» Data excerpt:
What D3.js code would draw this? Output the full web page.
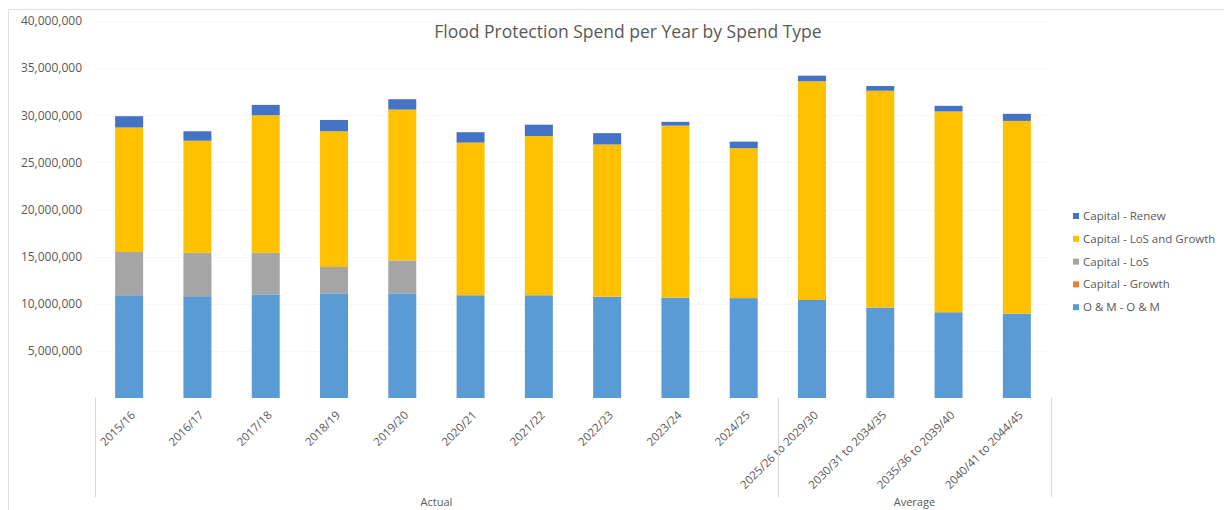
<!DOCTYPE html>
<html>
<head>
<meta charset="utf-8">
<script src="https://cdn.jsdelivr.net/npm/d3@7/dist/d3.min.js"></script>
<style>
  html, body { margin: 0; padding: 0; background: #ffffff; }
  svg { display: block; }
  text { font-family: "Open Sans", "Noto Sans", sans-serif; fill: #595959; }
</style>
</head>
<body>
<svg id="chart" width="1224" height="510"></svg>
<script>
// Financial years / averaged periods on the category axis
const categories = [
  "2015/16", "2016/17", "2017/18", "2018/19", "2019/20",
  "2020/21", "2021/22", "2022/23", "2023/24", "2024/25",
  "2025/26 to 2029/30", "2030/31 to 2034/35", "2035/36 to 2039/40", "2040/41 to 2044/45"
];

// Category groups shown beneath the axis labels
const groups = [
  { name: "Actual", count: 10 },
  { name: "Average", count: 4 }
];

// Spend per spend type (NZD)
const omSpend = [10900000, 10800000, 11000000, 11100000, 11100000, 10900000, 10900000,
                 10750000, 10650000, 10600000, 10400000, 9600000, 9100000, 8950000];
const capitalGrowth = [0, 0, 0, 0, 0, 0, 0, 0, 0, 0, 0, 0, 0, 0];
const capitalLoS = [4600000, 4600000, 4400000, 2800000, 3500000, 0, 0, 0, 0, 0, 0, 0, 0, 0];
const capitalLoSGrowth = [13200000, 11900000, 14600000, 14400000, 16000000, 16200000, 16900000,
                          16150000, 18250000, 15900000, 23200000, 23000000, 21300000, 20450000];
const capitalRenew = [1200000, 1000000, 1100000, 1200000, 1100000, 1100000, 1200000,
                      1200000, 400000, 700000, 600000, 500000, 600000, 750000];

const yTicks = [5000000, 10000000, 15000000, 20000000, 25000000, 30000000, 35000000, 40000000];

// Stack order bottom -> top
const seriesDefs = [
  { key: "om", name: "O & M - O & M", values: omSpend, color: "#5B9BD5" },
  { key: "growth", name: "Capital - Growth", values: capitalGrowth, color: "#ED7D31" },
  { key: "los", name: "Capital - LoS", values: capitalLoS, color: "#A5A5A5" },
  { key: "losg", name: "Capital - LoS and Growth", values: capitalLoSGrowth, color: "#FFC000" },
  { key: "renew", name: "Capital - Renew", values: capitalRenew, color: "#4472C4" }
];

const rows = categories.map((c, i) => {
  const r = { category: c };
  seriesDefs.forEach(s => { r[s.key] = s.values[i]; });
  return r;
});

const svg = d3.select("#chart");

const plot = { left: 95, right: 1051, top: 21, bottom: 398 };

// Chart area frame
svg.append("line").attr("x1", 8).attr("x2", 1224).attr("y1", 9.5).attr("y2", 9.5)
  .attr("stroke", "#dedede");
svg.append("line").attr("x1", 8.5).attr("x2", 8.5).attr("y1", 9).attr("y2", 510)
  .attr("stroke", "#dedede");

const x = d3.scaleBand()
  .domain(categories)
  .range([plot.left, plot.right])
  .paddingInner(0.59)
  .paddingOuter(0.295);

const y = d3.scaleLinear()
  .domain([0, 40000000])
  .range([plot.bottom, plot.top]);

// Very faint horizontal gridlines
svg.append("g")
  .selectAll("line")
  .data(yTicks)
  .join("line")
  .attr("x1", plot.left).attr("x2", plot.right)
  .attr("y1", d => Math.round(y(d)) + 0.5).attr("y2", d => Math.round(y(d)) + 0.5)
  .attr("stroke", "#f7f7f7");

// Value axis
const yAxis = svg.append("g")
  .attr("transform", "translate(82,0)")
  .call(d3.axisLeft(y).tickValues(yTicks).tickSize(0).tickPadding(0)
    .tickFormat(d3.format(",")));
yAxis.select(".domain").remove();
yAxis.selectAll("text").attr("font-size", 12).attr("fill", "#666666")
  .style("font-family", "'Open Sans', sans-serif");

// Stacked bars
const stack = d3.stack().keys(seriesDefs.map(s => s.key));
const stacked = stack(rows);
const colorOf = Object.fromEntries(seriesDefs.map(s => [s.key, s.color]));

svg.append("g")
  .selectAll("g")
  .data(stacked)
  .join("g")
  .attr("fill", d => colorOf[d.key])
  .selectAll("rect")
  .data(d => d)
  .join("rect")
  .attr("x", d => x(d.data.category))
  .attr("width", x.bandwidth())
  .attr("y", d => y(d[1]))
  .attr("height", d => y(d[0]) - y(d[1]));

// Category axis with rotated labels
const xAxis = svg.append("g")
  .attr("transform", `translate(0,${plot.bottom})`)
  .call(d3.axisBottom(x).tickSize(0).tickPadding(0));
xAxis.select(".domain").remove();
xAxis.selectAll(".tick text")
  .attr("font-size", 11.5)
  .attr("fill", "#595959")
  .attr("text-anchor", "end")
  .attr("x", 0).attr("y", 0).attr("dy", "0.35em")
  .attr("transform", "translate(4,15) rotate(-45)");

// Group separators and group labels
const sepColor = "#d9d9d9";
let start = 0;
const sepG = svg.append("g");
const boundaries = [plot.left];
groups.forEach(g => {
  const x0 = plot.left + x.step() * start;
  const x1 = plot.left + x.step() * (start + g.count);
  boundaries.push(x1);
  sepG.append("text")
    .attr("x", (x0 + x1) / 2)
    .attr("y", 506)
    .attr("text-anchor", "middle")
    .attr("font-size", 11)
    .text(g.name);
  start += g.count;
});
sepG.selectAll("line")
  .data(boundaries)
  .join("line")
  .attr("x1", d => Math.round(d) + 0.5).attr("x2", d => Math.round(d) + 0.5)
  .attr("y1", plot.bottom).attr("y2", 497)
  .attr("stroke", sepColor);

// Title
svg.append("text")
  .attr("x", 628)
  .attr("y", 38)
  .attr("text-anchor", "middle")
  .attr("font-size", 17.5)
  .text("Flood Protection Spend per Year by Spend Type");

// Legend (top of stack listed first)
const legendItems = seriesDefs.slice().reverse();
const legend = svg.append("g")
  .selectAll("g")
  .data(legendItems)
  .join("g")
  .attr("transform", (d, i) => `translate(1073,${216 + i * 22.8})`);
legend.append("rect")
  .attr("x", 0).attr("y", -3).attr("width", 6).attr("height", 6)
  .attr("fill", d => d.color);
legend.append("text")
  .attr("x", 10).attr("y", 0).attr("dy", "0.35em")
  .attr("font-size", 11.5)
  .text(d => d.name);
</script>
</body>
</html>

» What to produce: Make an exact copy of the whole listing, but don't bring over any pictures.

» Exercise solution:
What D3.js code would draw this? Output the full web page.
<!DOCTYPE html>
<html>
<head>
<meta charset="utf-8">
<script src="https://cdn.jsdelivr.net/npm/d3@7/dist/d3.min.js"></script>
<style>
  html, body { margin: 0; padding: 0; background: #ffffff; }
  svg { display: block; }
  text { font-family: "Open Sans", "Noto Sans", sans-serif; fill: #595959; }
</style>
</head>
<body>
<svg id="chart" width="1224" height="510"></svg>
<script>
// Financial years / averaged periods on the category axis
const categories = [
  "2015/16", "2016/17", "2017/18", "2018/19", "2019/20",
  "2020/21", "2021/22", "2022/23", "2023/24", "2024/25",
  "2025/26 to 2029/30", "2030/31 to 2034/35", "2035/36 to 2039/40", "2040/41 to 2044/45"
];

// Category groups shown beneath the axis labels
const groups = [
  { name: "Actual", count: 10 },
  { name: "Average", count: 4 }
];

// Spend per spend type (NZD)
const omSpend = [10900000, 10800000, 11000000, 11100000, 11100000, 10900000, 10900000,
                 10750000, 10650000, 10600000, 10400000, 9600000, 9100000, 8950000];
const capitalGrowth = [0, 0, 0, 0, 0, 0, 0, 0, 0, 0, 0, 0, 0, 0];
const capitalLoS = [4600000, 4600000, 4400000, 2800000, 3500000, 0, 0, 0, 0, 0, 0, 0, 0, 0];
const capitalLoSGrowth = [13200000, 11900000, 14600000, 14400000, 16000000, 16200000, 16900000,
                          16150000, 18250000, 15900000, 23200000, 23000000, 21300000, 20450000];
const capitalRenew = [1200000, 1000000, 1100000, 1200000, 1100000, 1100000, 1200000,
                      1200000, 400000, 700000, 600000, 500000, 600000, 750000];

const yTicks = [5000000, 10000000, 15000000, 20000000, 25000000, 30000000, 35000000, 40000000];

// Stack order bottom -> top
const seriesDefs = [
  { key: "om", name: "O & M - O & M", values: omSpend, color: "#5B9BD5" },
  { key: "growth", name: "Capital - Growth", values: capitalGrowth, color: "#ED7D31" },
  { key: "los", name: "Capital - LoS", values: capitalLoS, color: "#A5A5A5" },
  { key: "losg", name: "Capital - LoS and Growth", values: capitalLoSGrowth, color: "#FFC000" },
  { key: "renew", name: "Capital - Renew", values: capitalRenew, color: "#4472C4" }
];

const rows = categories.map((c, i) => {
  const r = { category: c };
  seriesDefs.forEach(s => { r[s.key] = s.values[i]; });
  return r;
});

const svg = d3.select("#chart");

const plot = { left: 95, right: 1051, top: 21, bottom: 398 };

// Chart area frame
svg.append("line").attr("x1", 8).attr("x2", 1224).attr("y1", 9.5).attr("y2", 9.5)
  .attr("stroke", "#dedede");
svg.append("line").attr("x1", 8.5).attr("x2", 8.5).attr("y1", 9).attr("y2", 510)
  .attr("stroke", "#dedede");

const x = d3.scaleBand()
  .domain(categories)
  .range([plot.left, plot.right])
  .paddingInner(0.59)
  .paddingOuter(0.295);

const y = d3.scaleLinear()
  .domain([0, 40000000])
  .range([plot.bottom, plot.top]);

// Very faint horizontal gridlines
svg.append("g")
  .selectAll("line")
  .data(yTicks)
  .join("line")
  .attr("x1", plot.left).attr("x2", plot.right)
  .attr("y1", d => Math.round(y(d)) + 0.5).attr("y2", d => Math.round(y(d)) + 0.5)
  .attr("stroke", "#f7f7f7");

// Value axis
const yAxis = svg.append("g")
  .attr("transform", "translate(82,0)")
  .call(d3.axisLeft(y).tickValues(yTicks).tickSize(0).tickPadding(0)
    .tickFormat(d3.format(",")));
yAxis.select(".domain").remove();
yAxis.selectAll("text").attr("font-size", 12).attr("fill", "#666666")
  .style("font-family", "'Open Sans', sans-serif");

// Stacked bars
const stack = d3.stack().keys(seriesDefs.map(s => s.key));
const stacked = stack(rows);
const colorOf = Object.fromEntries(seriesDefs.map(s => [s.key, s.color]));

svg.append("g")
  .selectAll("g")
  .data(stacked)
  .join("g")
  .attr("fill", d => colorOf[d.key])
  .selectAll("rect")
  .data(d => d)
  .join("rect")
  .attr("x", d => x(d.data.category))
  .attr("width", x.bandwidth())
  .attr("y", d => y(d[1]))
  .attr("height", d => y(d[0]) - y(d[1]));

// Category axis with rotated labels
const xAxis = svg.append("g")
  .attr("transform", `translate(0,${plot.bottom})`)
  .call(d3.axisBottom(x).tickSize(0).tickPadding(0));
xAxis.select(".domain").remove();
xAxis.selectAll(".tick text")
  .attr("font-size", 11.5)
  .attr("fill", "#595959")
  .attr("text-anchor", "end")
  .attr("x", 0).attr("y", 0).attr("dy", "0.35em")
  .attr("transform", "translate(4,15) rotate(-45)");

// Group separators and group labels
const sepColor = "#d9d9d9";
let start = 0;
const sepG = svg.append("g");
const boundaries = [plot.left];
groups.forEach(g => {
  const x0 = plot.left + x.step() * start;
  const x1 = plot.left + x.step() * (start + g.count);
  boundaries.push(x1);
  sepG.append("text")
    .attr("x", (x0 + x1) / 2)
    .attr("y", 506)
    .attr("text-anchor", "middle")
    .attr("font-size", 11)
    .text(g.name);
  start += g.count;
});
sepG.selectAll("line")
  .data(boundaries)
  .join("line")
  .attr("x1", d => Math.round(d) + 0.5).attr("x2", d => Math.round(d) + 0.5)
  .attr("y1", plot.bottom).attr("y2", 497)
  .attr("stroke", sepColor);

// Title
svg.append("text")
  .attr("x", 628)
  .attr("y", 38)
  .attr("text-anchor", "middle")
  .attr("font-size", 17.5)
  .text("Flood Protection Spend per Year by Spend Type");

// Legend (top of stack listed first)
const legendItems = seriesDefs.slice().reverse();
const legend = svg.append("g")
  .selectAll("g")
  .data(legendItems)
  .join("g")
  .attr("transform", (d, i) => `translate(1073,${216 + i * 22.8})`);
legend.append("rect")
  .attr("x", 0).attr("y", -3).attr("width", 6).attr("height", 6)
  .attr("fill", d => d.color);
legend.append("text")
  .attr("x", 10).attr("y", 0).attr("dy", "0.35em")
  .attr("font-size", 11.5)
  .text(d => d.name);
</script>
</body>
</html>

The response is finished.